Most of the standards applicable to our products are voluntary consensus standards, although compliance with these standards may be invoked by contract requirements, or may be mandated by applicable laws or regulations. In the U.S., such standards are generally developed under standards developing organizations (such as IEEE, NEMA, UL, NFPA®, and others) who are recognized by ANSI for development of standards. ANSI establishes “essential requirements” (see www.ansi.org/essentialrequirements/) to assure that the processes by which the standards are developed have these attributes:
- Due Process
- An appeals process
Consensus is defined as general agreement, but not necessarily unanimity, and includes a process for attempting to resolve objections by interested parties, as long as all comments have been fairly considered, each objector is advised of the disposition of his or her objection(s) and the reasons why, and the consensus body members are given an opportunity to change their votes after reviewing the comments. There are several hundred standards developing organizations accredited by ANSI, including those listed earlier. ANSI conducts periodic audits of accredited SDOs to assure that their procedures are being followed, and that they do conform to the ANSI “Essential Requirements.”
Nearly every specification that is prepared for medium-voltage metal-clad switchgear contains a statement that requires the equipment to comply with “the applicable IEEE, ANSI and NEMA standards.” Most users are very familiar with the major standard for metal-clad switchgear, ANSI/IEEE C37.20.2. Often, users do not understand the full spectrum of standards applicable to this type of equipment, and are not aware of the interrelations between the various standards.
First, a little bit of history. Where did “the standards” originate? In the early years of the electrical industry, the first standards were created by The Electric Power Club, which became NEMA in 1926 as a result of a merger with the Associated Manufacturers of Electrical Supplies. Also, the American Institute of Electrical Engineers (AIEE) worked on switchgear standards. In the middle years of the last century, the various standards organizations began work to consolidate the standards requirements. The focus of efforts resulted in improvements to AIEE standard 27.
In 1963, when AIEE and the Institute of Radio Engineers (IRE) merged to form IEEE, this standard became IEEE 27, which formed the basis for ANSI/IEEE C37.20. This standard covered switchgear assemblies across the voltage spectrum, including low-voltage power circuit breaker switchgear (to 600 Vac), medium-voltage metal-clad switchgear (above 1,000 Vac up to 38 kVac) and metal-enclosed load interrupter switchgear (above 1,000 Vac up to 38 kVac). In 1987, C37.20 was greatly revised to create separate standards, C37.20.1, C37.20.2 and C37.20.3, one document for each of the major equipment classes.
Today, the principle standards that apply to medium-voltage metal-clad switchgear are these:
Of these, by far the most significant are C37.20.2 for the switchgear and C37.04, C37.06, C37.09 and C37.010 for the circuit breakers.
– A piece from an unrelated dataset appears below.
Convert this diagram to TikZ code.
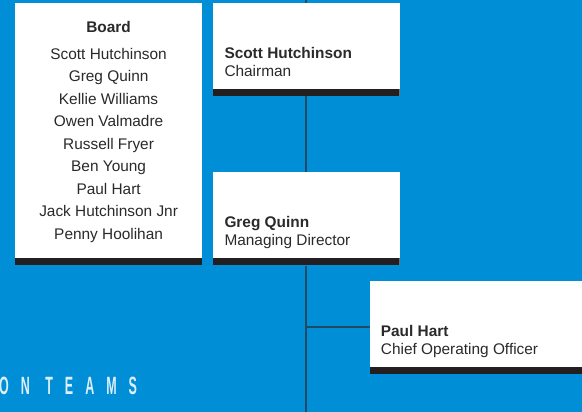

Each of these documents has been revised in the 1999 to 2000 time frame (and again in 2009 for C37.06).
The last two documents, C37.54 and C37.55, are the documents used by third-party firms, such as UL. These standards are applicable only when third-party conformance (e.g., “listing”) is required for the equipment.
The last column of the table indicates the organization that sponsors the working group that maintains the standard.
Accredited Standards Committee (ASC) C37 sponsors the conformance standards C37.54 and C37.55. The working groups for these documents are NEMA technical committees.
The voting representation within ASC C37 conforms to the ANSI requirements for balanced representation. Equal delegations represent IEEE, NEMA and the Electric Light & Power (users) group, represented by the Edison Electric Institute.
Various other organizations also have voting representatives, including representatives of testing organizations, installation contractors, government entities and the like.
The procedures of ASC C37 assure that no one interest group (producers, users or general interest) has the ability to dominate the process of creation or approval of the standards.
The list of standards in the table is not all-inclusive, but does include the major standards. There are others that apply, such as those for protective relays, device numbers, wire and the like. It is interesting to note that there are no NEMA standards listed. For the most part, IEEE and NEMA have cooperated over several decades to incorporate the applicable sections of the historic NEMA standards into the relevant ANSI/IEEE or ANSI documents.
Periodically, we see requirements for the circuit breakers to conform to NEMA standard SG4. This standard covers outdoor high-voltage circuit breakers, and specifically excludes circuit breakers used in metal-clad switchgear. Thus, NEMA standard SG4 is not applicable.
Siemens does not take a position as to the proper applicability of any particular standards over other accepted standards. We design and manufacture our products with primary concern for the safety of our customers and users, regardless of applicable standards. Siemens makes no warranties or guarantees of compliance with any standards except by specific contractual relationship with our customers and as marked on the products themselves when delivered from the manufacturer.